Task. Stop at the line containing "11.4, 5.1, 7.1, 6.7, 0.5, -0.1, 3.1, 6.7, 1.45, 28.3]": repeat exactly every line of the entries below from the first up to it, plus that line, with pictures omitted.

Supplied information.
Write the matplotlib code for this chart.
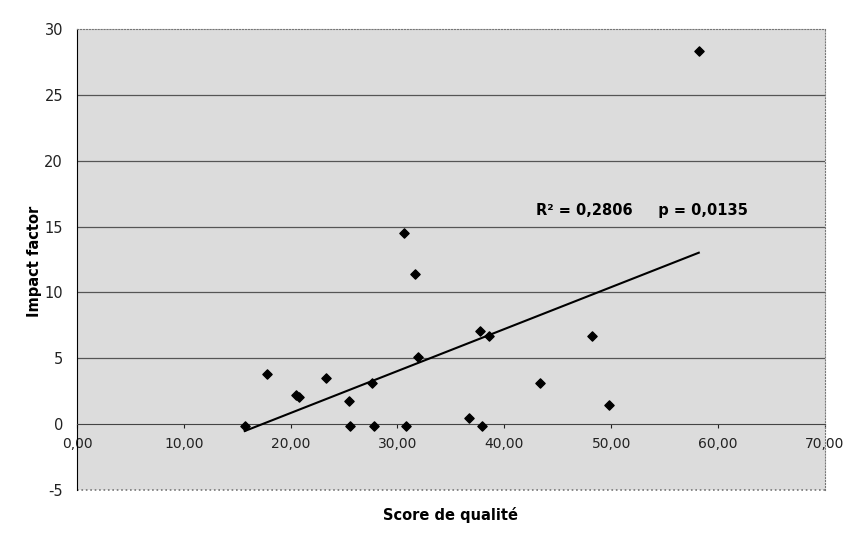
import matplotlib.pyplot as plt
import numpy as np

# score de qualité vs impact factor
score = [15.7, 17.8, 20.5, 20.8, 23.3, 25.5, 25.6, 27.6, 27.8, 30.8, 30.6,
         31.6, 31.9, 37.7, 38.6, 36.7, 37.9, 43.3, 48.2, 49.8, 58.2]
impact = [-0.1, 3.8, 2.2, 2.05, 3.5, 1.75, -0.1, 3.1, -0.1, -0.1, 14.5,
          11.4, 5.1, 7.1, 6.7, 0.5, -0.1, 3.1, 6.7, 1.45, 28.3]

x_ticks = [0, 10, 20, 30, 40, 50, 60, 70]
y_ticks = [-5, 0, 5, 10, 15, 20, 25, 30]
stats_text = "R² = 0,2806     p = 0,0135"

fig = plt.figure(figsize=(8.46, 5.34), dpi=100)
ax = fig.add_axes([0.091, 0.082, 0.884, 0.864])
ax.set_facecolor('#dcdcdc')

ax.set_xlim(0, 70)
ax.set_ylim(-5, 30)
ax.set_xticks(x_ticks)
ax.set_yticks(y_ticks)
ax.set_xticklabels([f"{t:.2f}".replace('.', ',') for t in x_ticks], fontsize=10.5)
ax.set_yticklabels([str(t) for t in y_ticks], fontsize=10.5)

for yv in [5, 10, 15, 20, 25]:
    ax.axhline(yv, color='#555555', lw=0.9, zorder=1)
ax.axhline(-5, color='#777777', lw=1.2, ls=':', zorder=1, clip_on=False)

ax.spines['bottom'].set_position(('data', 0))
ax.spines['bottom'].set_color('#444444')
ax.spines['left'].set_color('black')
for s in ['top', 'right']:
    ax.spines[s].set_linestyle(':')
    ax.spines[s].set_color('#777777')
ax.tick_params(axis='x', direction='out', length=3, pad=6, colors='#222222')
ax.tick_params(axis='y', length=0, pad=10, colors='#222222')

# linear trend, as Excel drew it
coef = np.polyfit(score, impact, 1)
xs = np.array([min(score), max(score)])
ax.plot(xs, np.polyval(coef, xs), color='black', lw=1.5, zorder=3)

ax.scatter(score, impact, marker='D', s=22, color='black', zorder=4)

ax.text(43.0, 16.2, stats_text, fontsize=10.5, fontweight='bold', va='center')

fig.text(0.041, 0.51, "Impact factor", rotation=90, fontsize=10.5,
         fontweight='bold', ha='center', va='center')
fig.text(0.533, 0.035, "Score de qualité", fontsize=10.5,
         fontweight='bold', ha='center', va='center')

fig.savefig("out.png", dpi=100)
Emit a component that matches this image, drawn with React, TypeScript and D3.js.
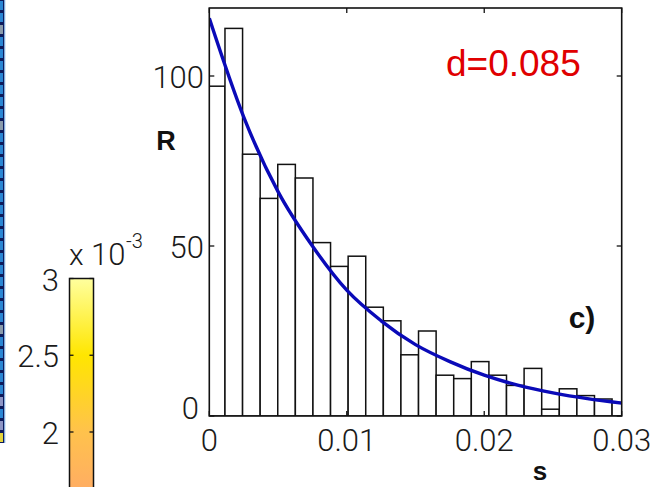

Result of this exercise.
Write the matplotlib code for this chart.
import matplotlib.pyplot as plt
import numpy as np

# score de qualité vs impact factor
score = [15.7, 17.8, 20.5, 20.8, 23.3, 25.5, 25.6, 27.6, 27.8, 30.8, 30.6,
         31.6, 31.9, 37.7, 38.6, 36.7, 37.9, 43.3, 48.2, 49.8, 58.2]
impact = [-0.1, 3.8, 2.2, 2.05, 3.5, 1.75, -0.1, 3.1, -0.1, -0.1, 14.5,
          11.4, 5.1, 7.1, 6.7, 0.5, -0.1, 3.1, 6.7, 1.45, 28.3]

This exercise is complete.